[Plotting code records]
- - - - - - -

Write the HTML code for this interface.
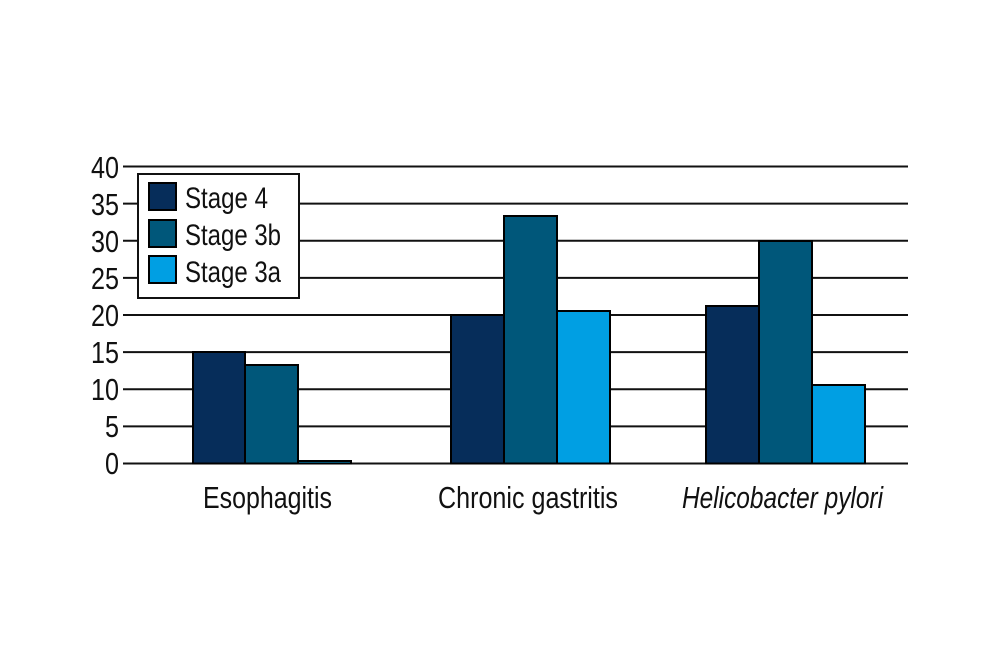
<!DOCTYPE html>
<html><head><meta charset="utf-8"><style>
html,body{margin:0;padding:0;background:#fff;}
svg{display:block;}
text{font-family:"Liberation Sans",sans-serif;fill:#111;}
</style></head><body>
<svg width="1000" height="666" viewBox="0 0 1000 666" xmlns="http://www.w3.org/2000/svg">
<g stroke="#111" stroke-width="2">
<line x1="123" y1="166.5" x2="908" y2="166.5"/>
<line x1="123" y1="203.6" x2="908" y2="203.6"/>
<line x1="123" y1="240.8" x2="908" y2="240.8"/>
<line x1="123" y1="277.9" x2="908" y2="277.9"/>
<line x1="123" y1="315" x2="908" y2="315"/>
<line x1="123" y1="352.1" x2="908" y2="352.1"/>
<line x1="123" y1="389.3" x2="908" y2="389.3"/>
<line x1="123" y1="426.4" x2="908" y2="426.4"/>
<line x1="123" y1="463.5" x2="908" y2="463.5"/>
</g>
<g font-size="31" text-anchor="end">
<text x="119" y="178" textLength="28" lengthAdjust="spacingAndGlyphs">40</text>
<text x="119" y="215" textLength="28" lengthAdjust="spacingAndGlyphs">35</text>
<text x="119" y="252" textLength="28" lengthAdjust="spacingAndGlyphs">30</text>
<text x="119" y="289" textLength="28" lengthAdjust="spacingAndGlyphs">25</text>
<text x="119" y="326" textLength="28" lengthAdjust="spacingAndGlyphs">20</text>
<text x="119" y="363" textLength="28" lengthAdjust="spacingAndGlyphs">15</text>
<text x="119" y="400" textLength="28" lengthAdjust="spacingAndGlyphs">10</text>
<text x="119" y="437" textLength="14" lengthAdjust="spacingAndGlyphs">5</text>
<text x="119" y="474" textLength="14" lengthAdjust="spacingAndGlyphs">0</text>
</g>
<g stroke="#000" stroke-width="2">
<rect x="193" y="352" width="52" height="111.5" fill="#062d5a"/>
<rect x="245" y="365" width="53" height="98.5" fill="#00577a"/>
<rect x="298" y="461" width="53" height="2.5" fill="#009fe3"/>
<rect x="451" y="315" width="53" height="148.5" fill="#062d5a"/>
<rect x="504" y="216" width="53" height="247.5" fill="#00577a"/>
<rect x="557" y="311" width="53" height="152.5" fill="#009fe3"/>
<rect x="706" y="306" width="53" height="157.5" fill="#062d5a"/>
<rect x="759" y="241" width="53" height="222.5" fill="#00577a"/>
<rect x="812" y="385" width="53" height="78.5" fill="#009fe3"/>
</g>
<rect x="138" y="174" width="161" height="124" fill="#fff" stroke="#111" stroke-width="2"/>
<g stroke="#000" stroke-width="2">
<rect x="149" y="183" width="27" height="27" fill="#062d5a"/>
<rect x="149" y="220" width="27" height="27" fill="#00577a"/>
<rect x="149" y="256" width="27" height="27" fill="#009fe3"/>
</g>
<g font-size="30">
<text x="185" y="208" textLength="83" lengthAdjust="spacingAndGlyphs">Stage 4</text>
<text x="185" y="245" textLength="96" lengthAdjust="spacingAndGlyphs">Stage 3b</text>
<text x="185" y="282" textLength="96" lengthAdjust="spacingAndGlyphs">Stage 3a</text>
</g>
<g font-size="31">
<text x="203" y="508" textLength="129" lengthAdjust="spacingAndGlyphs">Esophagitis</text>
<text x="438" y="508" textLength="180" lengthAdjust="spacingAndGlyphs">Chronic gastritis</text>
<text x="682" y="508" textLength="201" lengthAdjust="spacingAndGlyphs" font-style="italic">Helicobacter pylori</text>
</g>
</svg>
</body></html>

- - - - - - -

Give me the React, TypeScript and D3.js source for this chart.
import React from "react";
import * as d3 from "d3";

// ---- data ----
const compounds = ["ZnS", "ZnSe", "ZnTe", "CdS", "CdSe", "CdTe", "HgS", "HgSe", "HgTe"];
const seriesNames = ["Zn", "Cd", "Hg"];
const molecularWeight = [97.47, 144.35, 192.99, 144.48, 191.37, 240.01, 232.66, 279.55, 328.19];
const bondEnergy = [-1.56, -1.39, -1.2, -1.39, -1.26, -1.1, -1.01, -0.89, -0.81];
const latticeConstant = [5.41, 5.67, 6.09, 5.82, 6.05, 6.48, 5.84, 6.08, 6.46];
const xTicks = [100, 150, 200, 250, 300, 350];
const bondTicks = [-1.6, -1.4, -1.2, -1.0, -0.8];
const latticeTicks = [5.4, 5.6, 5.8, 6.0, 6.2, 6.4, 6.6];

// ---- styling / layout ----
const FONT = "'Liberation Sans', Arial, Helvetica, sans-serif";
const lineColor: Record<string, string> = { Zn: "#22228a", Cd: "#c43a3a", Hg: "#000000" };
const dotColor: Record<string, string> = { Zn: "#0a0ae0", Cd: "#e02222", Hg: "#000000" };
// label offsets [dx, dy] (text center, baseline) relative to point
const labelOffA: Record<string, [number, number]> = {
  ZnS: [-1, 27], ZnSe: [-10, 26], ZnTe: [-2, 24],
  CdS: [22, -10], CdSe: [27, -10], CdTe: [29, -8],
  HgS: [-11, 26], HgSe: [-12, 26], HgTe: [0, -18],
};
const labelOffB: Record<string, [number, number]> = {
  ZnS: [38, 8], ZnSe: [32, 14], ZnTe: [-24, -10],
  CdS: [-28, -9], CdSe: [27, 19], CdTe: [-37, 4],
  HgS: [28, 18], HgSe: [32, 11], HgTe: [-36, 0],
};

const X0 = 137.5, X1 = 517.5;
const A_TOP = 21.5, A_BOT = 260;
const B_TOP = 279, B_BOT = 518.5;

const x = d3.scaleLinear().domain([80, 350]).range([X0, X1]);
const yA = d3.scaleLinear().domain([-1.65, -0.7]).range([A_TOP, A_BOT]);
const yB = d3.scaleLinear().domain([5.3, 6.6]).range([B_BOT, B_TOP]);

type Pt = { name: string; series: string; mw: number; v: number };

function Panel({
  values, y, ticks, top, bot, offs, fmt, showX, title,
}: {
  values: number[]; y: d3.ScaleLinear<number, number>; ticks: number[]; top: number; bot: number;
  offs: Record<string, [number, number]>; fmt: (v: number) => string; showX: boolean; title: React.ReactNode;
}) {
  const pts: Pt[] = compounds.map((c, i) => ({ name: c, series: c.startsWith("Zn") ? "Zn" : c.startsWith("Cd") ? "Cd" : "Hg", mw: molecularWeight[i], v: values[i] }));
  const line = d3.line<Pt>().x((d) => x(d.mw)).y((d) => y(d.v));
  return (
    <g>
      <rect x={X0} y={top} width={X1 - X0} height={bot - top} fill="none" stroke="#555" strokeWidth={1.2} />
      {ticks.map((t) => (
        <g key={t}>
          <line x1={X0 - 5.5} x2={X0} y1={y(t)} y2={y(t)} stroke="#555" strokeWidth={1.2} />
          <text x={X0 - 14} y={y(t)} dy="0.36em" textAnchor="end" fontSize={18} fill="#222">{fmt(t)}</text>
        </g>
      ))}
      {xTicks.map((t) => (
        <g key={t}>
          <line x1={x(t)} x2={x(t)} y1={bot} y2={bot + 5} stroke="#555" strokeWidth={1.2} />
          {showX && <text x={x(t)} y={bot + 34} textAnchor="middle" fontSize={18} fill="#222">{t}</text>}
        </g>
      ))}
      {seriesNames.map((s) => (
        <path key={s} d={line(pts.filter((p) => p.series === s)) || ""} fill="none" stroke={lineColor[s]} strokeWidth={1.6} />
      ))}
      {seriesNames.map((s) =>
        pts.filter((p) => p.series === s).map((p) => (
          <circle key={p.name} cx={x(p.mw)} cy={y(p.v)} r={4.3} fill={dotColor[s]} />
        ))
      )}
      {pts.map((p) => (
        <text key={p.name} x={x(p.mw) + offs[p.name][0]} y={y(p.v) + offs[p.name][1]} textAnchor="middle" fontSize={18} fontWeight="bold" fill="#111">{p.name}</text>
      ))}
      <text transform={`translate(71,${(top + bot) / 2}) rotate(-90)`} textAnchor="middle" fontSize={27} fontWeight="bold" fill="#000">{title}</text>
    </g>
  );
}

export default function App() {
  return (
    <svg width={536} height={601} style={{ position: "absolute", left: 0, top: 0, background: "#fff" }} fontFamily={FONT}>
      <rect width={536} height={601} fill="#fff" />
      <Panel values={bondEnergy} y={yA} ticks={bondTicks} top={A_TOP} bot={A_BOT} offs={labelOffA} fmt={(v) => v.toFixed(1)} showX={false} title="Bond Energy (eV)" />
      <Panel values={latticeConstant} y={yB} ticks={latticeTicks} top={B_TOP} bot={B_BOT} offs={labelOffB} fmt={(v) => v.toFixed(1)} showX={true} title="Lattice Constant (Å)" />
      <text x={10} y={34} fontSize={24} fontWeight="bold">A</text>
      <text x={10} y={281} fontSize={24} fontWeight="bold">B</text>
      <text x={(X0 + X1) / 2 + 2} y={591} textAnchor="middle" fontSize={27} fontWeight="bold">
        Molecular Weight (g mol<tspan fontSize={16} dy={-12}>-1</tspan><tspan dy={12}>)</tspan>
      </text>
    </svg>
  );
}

- - - - - - -

- _TASK TO COMPLETE_: Take the lines from the line with "Give me the" through the line with "d3.scaleLinear().domain([5.3, 6.6]).range([B_BOT, B_TOP]);", both ends included, and give them again exactly, with nothing else.

- _TASK RESULT_:
Give me the React, TypeScript and D3.js source for this chart.
import React from "react";
import * as d3 from "d3";

// ---- data ----
const compounds = ["ZnS", "ZnSe", "ZnTe", "CdS", "CdSe", "CdTe", "HgS", "HgSe", "HgTe"];
const seriesNames = ["Zn", "Cd", "Hg"];
const molecularWeight = [97.47, 144.35, 192.99, 144.48, 191.37, 240.01, 232.66, 279.55, 328.19];
const bondEnergy = [-1.56, -1.39, -1.2, -1.39, -1.26, -1.1, -1.01, -0.89, -0.81];
const latticeConstant = [5.41, 5.67, 6.09, 5.82, 6.05, 6.48, 5.84, 6.08, 6.46];
const xTicks = [100, 150, 200, 250, 300, 350];
const bondTicks = [-1.6, -1.4, -1.2, -1.0, -0.8];
const latticeTicks = [5.4, 5.6, 5.8, 6.0, 6.2, 6.4, 6.6];

// ---- styling / layout ----
const FONT = "'Liberation Sans', Arial, Helvetica, sans-serif";
const lineColor: Record<string, string> = { Zn: "#22228a", Cd: "#c43a3a", Hg: "#000000" };
const dotColor: Record<string, string> = { Zn: "#0a0ae0", Cd: "#e02222", Hg: "#000000" };
// label offsets [dx, dy] (text center, baseline) relative to point
const labelOffA: Record<string, [number, number]> = {
  ZnS: [-1, 27], ZnSe: [-10, 26], ZnTe: [-2, 24],
  CdS: [22, -10], CdSe: [27, -10], CdTe: [29, -8],
  HgS: [-11, 26], HgSe: [-12, 26], HgTe: [0, -18],
};
const labelOffB: Record<string, [number, number]> = {
  ZnS: [38, 8], ZnSe: [32, 14], ZnTe: [-24, -10],
  CdS: [-28, -9], CdSe: [27, 19], CdTe: [-37, 4],
  HgS: [28, 18], HgSe: [32, 11], HgTe: [-36, 0],
};

const X0 = 137.5, X1 = 517.5;
const A_TOP = 21.5, A_BOT = 260;
const B_TOP = 279, B_BOT = 518.5;

const x = d3.scaleLinear().domain([80, 350]).range([X0, X1]);
const yA = d3.scaleLinear().domain([-1.65, -0.7]).range([A_TOP, A_BOT]);
const yB = d3.scaleLinear().domain([5.3, 6.6]).range([B_BOT, B_TOP]);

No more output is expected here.